Make an exact copy of all the material below, apart from the pictures.

──────── GIVEN INFORMATION ────────

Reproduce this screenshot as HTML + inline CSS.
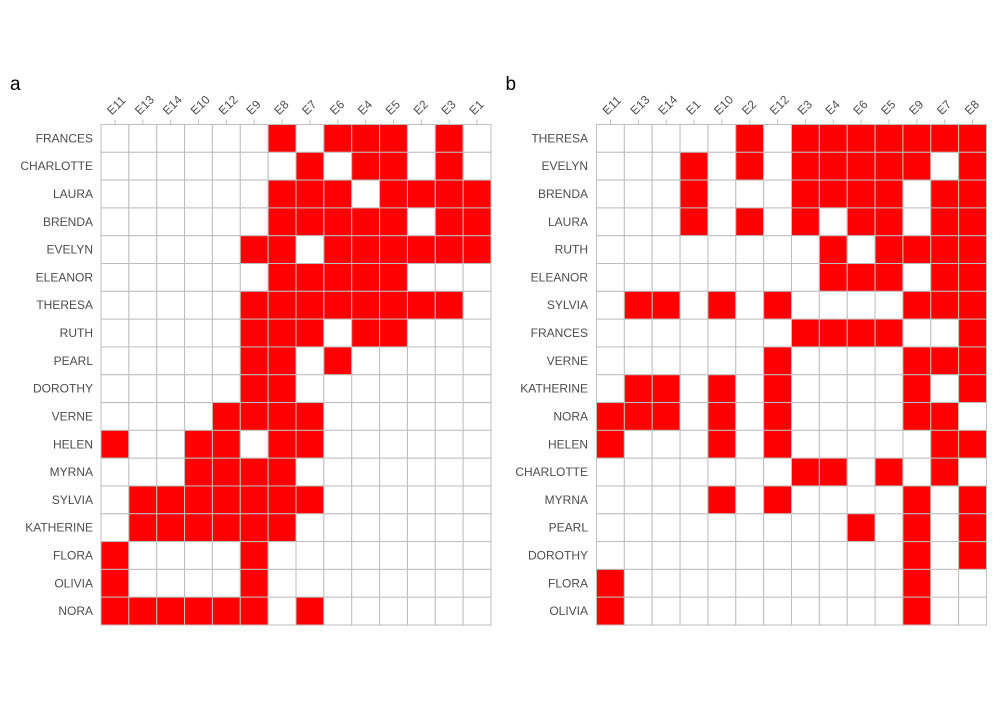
<!DOCTYPE html>
<html><head><meta charset="utf-8"><style>
body{margin:0;background:#fff;font-family:"Liberation Sans",Arial,sans-serif;}
svg text{font-family:"Liberation Sans",Arial,sans-serif;}
</style></head><body>
<svg id="chart" width="1000" height="700" xmlns="http://www.w3.org/2000/svg"></svg>
<script>
const membership = {
  THERESA:["E2","E3","E4","E5","E6","E7","E8","E9"],
  EVELYN:["E1","E2","E3","E4","E5","E6","E8","E9"],
  BRENDA:["E1","E3","E4","E5","E6","E7","E8"],
  LAURA:["E1","E2","E3","E5","E6","E7","E8"],
  RUTH:["E4","E5","E7","E8","E9"],
  ELEANOR:["E4","E5","E6","E7","E8"],
  SYLVIA:["E7","E8","E9","E10","E12","E13","E14"],
  FRANCES:["E3","E4","E5","E6","E8"],
  VERNE:["E7","E8","E9","E12"],
  KATHERINE:["E8","E9","E10","E12","E13","E14"],
  NORA:["E7","E9","E10","E11","E12","E13","E14"],
  HELEN:["E7","E8","E10","E11","E12"],
  CHARLOTTE:["E3","E4","E5","E7"],
  MYRNA:["E8","E9","E10","E12"],
  PEARL:["E6","E8","E9"],
  DOROTHY:["E8","E9"],
  FLORA:["E9","E11"],
  OLIVIA:["E9","E11"]
};
const rowsA = ["FRANCES","CHARLOTTE","LAURA","BRENDA","EVELYN","ELEANOR","THERESA","RUTH","PEARL","DOROTHY","VERNE","HELEN","MYRNA","SYLVIA","KATHERINE","FLORA","OLIVIA","NORA"];
const colsA = ["E11","E13","E14","E10","E12","E9","E8","E7","E6","E4","E5","E2","E3","E1"];
const rowsB = ["THERESA","EVELYN","BRENDA","LAURA","RUTH","ELEANOR","SYLVIA","FRANCES","VERNE","KATHERINE","NORA","HELEN","CHARLOTTE","MYRNA","PEARL","DOROTHY","FLORA","OLIVIA"];
const colsB = ["E11","E13","E14","E1","E10","E2","E12","E3","E4","E6","E5","E9","E7","E8"];

const svg = document.getElementById('chart');
const NS = "http://www.w3.org/2000/svg";
function mk(tag, attrs, parent){
  const e = document.createElementNS(NS, tag);
  for (const k in attrs) e.setAttribute(k, attrs[k]);
  (parent||svg).appendChild(e);
  return e;
}
function panel(letter, rows, cols, left, right, labelX){
  const top = 124.5, bottom = 625;
  const g = mk('g', {});
  
  
  const cw = (right-left)/cols.length, rh = (bottom-top)/rows.length;
  const xs = c => left + cols.indexOf(c)*cw;
  const ys = r => top + rows.indexOf(r)*rh;
  const t = mk('text', {x: left-91, y: 90, 'font-size': 19, fill: '#000'}, g);
  t.textContent = letter;
  
  
  rows.forEach(r => {
    cols.forEach(c => {
      const on = membership[r].includes(c);
      const rect = mk('rect', {x: xs(c), y: ys(r), width: cw, height: rh, fill: on ? '#ff0000' : '#ffffff', stroke: '#bebebe', 'stroke-width': 1}, g);
      
      
    });
    const lt = mk('text', {x: labelX, y: ys(r)+rh/2+4, 'font-size': 12, fill: '#4d4d4d', 'text-anchor': 'end'}, g);
    lt.textContent = r;
    
    
  });
  cols.forEach(c => {
    const cx = xs(c) + cw/2;
    mk('line', {x1: cx, x2: cx, y1: top-5, y2: top, stroke: '#bebebe'}, g);
    const ct = mk('text', {x: 0, y: 0, 'font-size': 12, fill: '#4d4d4d', transform: `translate(${cx-3},${top-9}) rotate(-45)`}, g);
    ct.textContent = c;
    
    
  });
}
panel('a', rowsA, colsA, 101, 491, 93);
panel('b', rowsB, colsB, 596.5, 986.5, 588);
</script>
</body></html>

────────

- [RESPONSE TO THIS TASK]
Reproduce this screenshot as HTML + inline CSS.
<!DOCTYPE html>
<html><head><meta charset="utf-8"><style>
body{margin:0;background:#fff;font-family:"Liberation Sans",Arial,sans-serif;}
svg text{font-family:"Liberation Sans",Arial,sans-serif;}
</style></head><body>
<svg id="chart" width="1000" height="700" xmlns="http://www.w3.org/2000/svg"></svg>
<script>
const membership = {
  THERESA:["E2","E3","E4","E5","E6","E7","E8","E9"],
  EVELYN:["E1","E2","E3","E4","E5","E6","E8","E9"],
  BRENDA:["E1","E3","E4","E5","E6","E7","E8"],
  LAURA:["E1","E2","E3","E5","E6","E7","E8"],
  RUTH:["E4","E5","E7","E8","E9"],
  ELEANOR:["E4","E5","E6","E7","E8"],
  SYLVIA:["E7","E8","E9","E10","E12","E13","E14"],
  FRANCES:["E3","E4","E5","E6","E8"],
  VERNE:["E7","E8","E9","E12"],
  KATHERINE:["E8","E9","E10","E12","E13","E14"],
  NORA:["E7","E9","E10","E11","E12","E13","E14"],
  HELEN:["E7","E8","E10","E11","E12"],
  CHARLOTTE:["E3","E4","E5","E7"],
  MYRNA:["E8","E9","E10","E12"],
  PEARL:["E6","E8","E9"],
  DOROTHY:["E8","E9"],
  FLORA:["E9","E11"],
  OLIVIA:["E9","E11"]
};
const rowsA = ["FRANCES","CHARLOTTE","LAURA","BRENDA","EVELYN","ELEANOR","THERESA","RUTH","PEARL","DOROTHY","VERNE","HELEN","MYRNA","SYLVIA","KATHERINE","FLORA","OLIVIA","NORA"];
const colsA = ["E11","E13","E14","E10","E12","E9","E8","E7","E6","E4","E5","E2","E3","E1"];
const rowsB = ["THERESA","EVELYN","BRENDA","LAURA","RUTH","ELEANOR","SYLVIA","FRANCES","VERNE","KATHERINE","NORA","HELEN","CHARLOTTE","MYRNA","PEARL","DOROTHY","FLORA","OLIVIA"];
const colsB = ["E11","E13","E14","E1","E10","E2","E12","E3","E4","E6","E5","E9","E7","E8"];

const svg = document.getElementById('chart');
const NS = "http://www.w3.org/2000/svg";
function mk(tag, attrs, parent){
  const e = document.createElementNS(NS, tag);
  for (const k in attrs) e.setAttribute(k, attrs[k]);
  (parent||svg).appendChild(e);
  return e;
}
function panel(letter, rows, cols, left, right, labelX){
  const top = 124.5, bottom = 625;
  const g = mk('g', {});
  
  
  const cw = (right-left)/cols.length, rh = (bottom-top)/rows.length;
  const xs = c => left + cols.indexOf(c)*cw;
  const ys = r => top + rows.indexOf(r)*rh;
  const t = mk('text', {x: left-91, y: 90, 'font-size': 19, fill: '#000'}, g);
  t.textContent = letter;
  
  
  rows.forEach(r => {
    cols.forEach(c => {
      const on = membership[r].includes(c);
      const rect = mk('rect', {x: xs(c), y: ys(r), width: cw, height: rh, fill: on ? '#ff0000' : '#ffffff', stroke: '#bebebe', 'stroke-width': 1}, g);
      
      
    });
    const lt = mk('text', {x: labelX, y: ys(r)+rh/2+4, 'font-size': 12, fill: '#4d4d4d', 'text-anchor': 'end'}, g);
    lt.textContent = r;
    
    
  });
  cols.forEach(c => {
    const cx = xs(c) + cw/2;
    mk('line', {x1: cx, x2: cx, y1: top-5, y2: top, stroke: '#bebebe'}, g);
    const ct = mk('text', {x: 0, y: 0, 'font-size': 12, fill: '#4d4d4d', transform: `translate(${cx-3},${top-9}) rotate(-45)`}, g);
    ct.textContent = c;
    
    
  });
}
panel('a', rowsA, colsA, 101, 491, 93);
panel('b', rowsB, colsB, 596.5, 986.5, 588);
</script>
</body></html>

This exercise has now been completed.